In the wake of the e-commerce boom, warehouse throughput at fulfillment and distribution centers has become increasingly important. To fill and send orders, a wide range of items need to be handled accurately and at high speeds—and because both worker availability and floor space are limited resources, a premium is placed on fully automated workflows that function within a small footprint.

There are a variety of approaches to address these challenges, but perhaps the most innovative is the introduction of deep learning into the warehouse space. Deep learning, or DL, is a growing subset of machine-learning technologies that enable computers to learn in the same organic way as humans, which is by example.
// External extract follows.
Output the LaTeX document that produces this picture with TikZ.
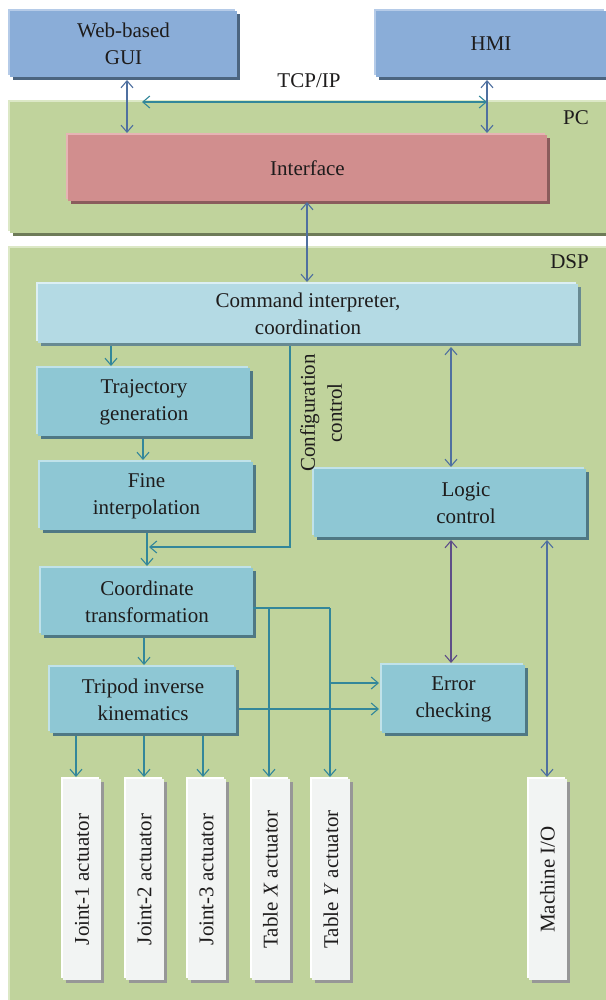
\documentclass[tikz,border=0pt]{standalone}
\usepackage{fontspec}
\usepackage{graphicx}
\setmainfont{Liberation Serif}
\usetikzlibrary{arrows.meta,shadows}
\definecolor{txt}{HTML}{1E1C1C}
\definecolor{bluebox}{HTML}{8AADD8}
\definecolor{bluehi}{HTML}{B5CBE8}
\definecolor{blueshd}{HTML}{4C6580}
\definecolor{greenbg}{HTML}{C0D39C}
\definecolor{greenhi}{HTML}{DCE8C6}
\definecolor{greenshd}{HTML}{6E7B58}
\definecolor{redbox}{HTML}{D18E8E}
\definecolor{redhi}{HTML}{E6B4B4}
\definecolor{redshd}{HTML}{8A5C5C}
\definecolor{cmdbox}{HTML}{B4DAE4}
\definecolor{cmdhi}{HTML}{DCEFF4}
\definecolor{cmdshd}{HTML}{688A92}
\definecolor{tealbox}{HTML}{8EC7D4}
\definecolor{tealhi}{HTML}{C0E2EA}
\definecolor{tealshd}{HTML}{4F7884}
\definecolor{actbox}{HTML}{F2F4F3}
\definecolor{acthi}{HTML}{FFFFFF}
\definecolor{actshd}{HTML}{979797}
\definecolor{arrblue}{HTML}{4F70A0}
\definecolor{arrteal}{HTML}{33879A}
\definecolor{arrpurple}{HTML}{5E4E88}
\begin{document}
\begin{tikzpicture}[x=1pt,y=-1pt,
  >={Straight Barb[length=7pt,width=12pt,line width=1.1pt]},
  bx/.style={rectangle, inner sep=0pt, outer sep=0pt, align=center, text=txt,
    font=\fontsize{21}{27}\selectfont},
  sh/.style n args={3}{fill=#1,
    general shadow={fill=#3, shadow xshift=3pt, shadow yshift=-3pt},
    general shadow={fill=#2, shadow xshift=-2pt, shadow yshift=2pt}},
  greenbx/.style={bx, sh={greenbg}{greenhi}{greenshd}},
  bluebx/.style={bx, sh={bluebox}{bluehi}{blueshd}},
  redbx/.style={bx, sh={redbox}{redhi}{redshd}},
  cmdbx/.style={bx, sh={cmdbox}{cmdhi}{cmdshd}},
  tealbx/.style={bx, sh={tealbox}{tealhi}{tealshd}},
  actbx/.style={bx, sh={actbox}{acthi}{actshd}, minimum width=38pt, minimum height=201pt},
  lbl/.style={inner sep=0pt, text=txt, font=\fontsize{21}{27}\selectfont},
  uni/.style={draw=#1, line width=1.2pt, ->},
  bic/.style={draw=#1, line width=1.2pt, <->},
  plain/.style={draw=#1, line width=1.2pt},
]
\useasboundingbox (0,0) rectangle (605,1000);
\fill[white] (0,0) rectangle (605,1000);

% containers
\node[greenbx, minimum width=600pt, minimum height=131pt] (pc) at (310,167.5) {};
\node[greenbx, minimum width=600pt, minimum height=754pt] (dsp) at (310,625) {};
\node[lbl, anchor=east] (pclbl) at (589,118) {PC};
\node[lbl, anchor=east] (dsplbl) at (589,262) {DSP};

% blocks
\node[bluebx, minimum width=227pt, minimum height=66pt] (gui) at (123.5,44) {Web-based\\GUI};
\node[bluebx, minimum width=230pt, minimum height=66pt] (hmi) at (491,44) {HMI};
\node[lbl] (tcp) at (309,81) {TCP/IP};
\node[redbx, minimum width=479pt, minimum height=66pt] (interface) at (307.5,168) {Interface};
\node[cmdbx, minimum width=540pt, minimum height=59pt] (command) at (308,313.5) {Command interpreter,\\coordination};
\node[tealbx, minimum width=212pt, minimum height=68pt] (traj) at (144,402) {Trajectory\\generation};
\node[tealbx, minimum width=213pt, minimum height=68pt] (fine) at (146.5,496) {Fine\\interpolation};
\node[tealbx, minimum width=272pt, minimum height=68pt] (logic) at (450,503) {\hspace*{32pt}Logic\\\hspace*{32pt}control};
\node[tealbx, minimum width=212pt, minimum height=67pt] (coord) at (147,601.5) {Coordinate\\transformation};
\node[tealbx, minimum width=186pt, minimum height=66pt] (tripod) at (143,700) {Tripod inverse\\kinematics};
\node[tealbx, minimum width=143pt, minimum height=68pt] (error) at (453.5,699) {Error\\checking};
\node[lbl, rotate=90, align=center] (cfg) at (321,413) {Configuration\\control};

% actuators
\node[actbx] (j1) at (82,879.5) {\rotatebox{90}{Joint-1 actuator}};
\node[actbx] (j2) at (144.5,879.5) {\rotatebox{90}{Joint-2 actuator}};
\node[actbx] (j3) at (206.5,879.5) {\rotatebox{90}{Joint-3 actuator}};
\node[actbx] (tx) at (270.5,879.5) {\rotatebox{90}{Table \textit{X} actuator}};
\node[actbx] (ty) at (331,879.5) {\rotatebox{90}{Table \textit{Y} actuator}};
\node[actbx] (mio) at (547.5,879.5) {\rotatebox{90}{Machine I/O}};

% helper coordinates
\coordinate (xa) at (127,0);
\coordinate (xb) at (487,0);
\coordinate (xc) at (307,0);
\coordinate (xd) at (111,0);
\coordinate (xe) at (143,0);
\coordinate (xf) at (147,0);
\coordinate (xg) at (290,0);
\coordinate (xh) at (451,0);
\coordinate (xi) at (144,0);
\coordinate (xj) at (547,0);
\coordinate (xk1) at (76,0);
\coordinate (xk2) at (144,0);
\coordinate (xk3) at (203,0);
\coordinate (xtx) at (269,0);
\coordinate (xty) at (330,0);
\coordinate (ycs) at (0,608);
\coordinate (yeb) at (0,683);
\coordinate (ytb) at (0,709);
\coordinate (cfgend) at (149,547);
\coordinate (tcpl) at (142,102);
\coordinate (tcpr) at (487,102);

% connectors
\draw[bic=arrblue, shorten <=3pt, shorten >=2pt] (gui.south -| xa) -- (interface.north -| xa);
\draw[bic=arrblue, shorten <=3pt, shorten >=2pt] (hmi.south -| xb) -- (interface.north -| xb);
\draw[bic=arrteal] (tcpl) -- (tcpr);
\draw[bic=arrblue, shorten <=1pt, shorten >=2pt] (interface.south -| xc) -- (command.north -| xc);
\draw[uni=arrteal, shorten <=3pt, shorten >=2pt] (command.south -| xd) -- (traj.north -| xd);
\draw[uni=arrteal, shorten <=3pt, shorten >=2pt] (traj.south -| xe) -- (fine.north -| xe);
\draw[uni=arrteal, shorten <=3pt, shorten >=2pt] (fine.south -| xf) -- (coord.north -| xf);
\draw[uni=arrteal, shorten <=3pt] (command.south -| xg) |- (cfgend);
\draw[bic=arrblue, shorten <=4pt, shorten >=2pt] (command.south -| xh) -- (logic.north -| xh);
\draw[uni=arrteal, shorten <=3pt, shorten >=2pt] (coord.south -| xi) -- (tripod.north -| xi);
\draw[plain=arrteal] (coord.east |- ycs) -- (xty |- ycs);
\draw[uni=arrteal, shorten >=2pt] (xtx |- ycs) -- (tx.north -| xtx);
\draw[uni=arrteal, shorten >=2pt] (xty |- ycs) -- (ty.north -| xty);
\draw[uni=arrteal, shorten >=3pt] (xty |- yeb) -- (error.west |- yeb);
\draw[uni=arrteal, shorten <=3pt, shorten >=3pt] (tripod.east |- ytb) -- (error.west |- ytb);
\draw[bic=arrpurple, shorten <=3pt, shorten >=2pt] (logic.south -| xh) -- (error.north -| xh);
\draw[bic=arrblue, shorten <=3pt, shorten >=2pt] (logic.south -| xj) -- (mio.north -| xj);
\draw[uni=arrteal, shorten <=3pt, shorten >=2pt] (tripod.south -| xk1) -- (j1.north -| xk1);
\draw[uni=arrteal, shorten <=3pt, shorten >=2pt] (tripod.south -| xk2) -- (j2.north -| xk2);
\draw[uni=arrteal, shorten <=3pt, shorten >=2pt] (tripod.south -| xk3) -- (j3.north -| xk3);
\end{tikzpicture}
\end{document}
Training machines to recognize subtle differences between similar components allows them to become highly efficient at identifying and sorting them, which is ideally suited to the most fundamental of warehouse processes: bin picking.

 Although robots have been incorporated into the bin-picking process for some time, they have worked against significant limitations. A vision-based robot guidance system may be able to locate, with a fair degree of success, objects it has been specifically programmed to recognize within a well-organized environment—yet any given bin might also contain unfamiliar objects with a completely random organization.

From the robot’s point of view, moreover, the organization of the bin changes each time an object is picked. Add to this the fact that there may be other important picking considerations such as an object’s position and orientation, and the scope of the challenge becomes clear. To be sure, secondary processes have been developed to address some of these issues.

A bin-picking task requiring specific part orientation, for example, may make use of a separate 2D camera for verification. If the camera ascertains that the part is facing in the wrong direction, or is upside-down, the guidance system can instruct the robot to release and re-pick. Yet this approach also has the potential to slow down workflow, increase the cost of hardware and require additional floor space.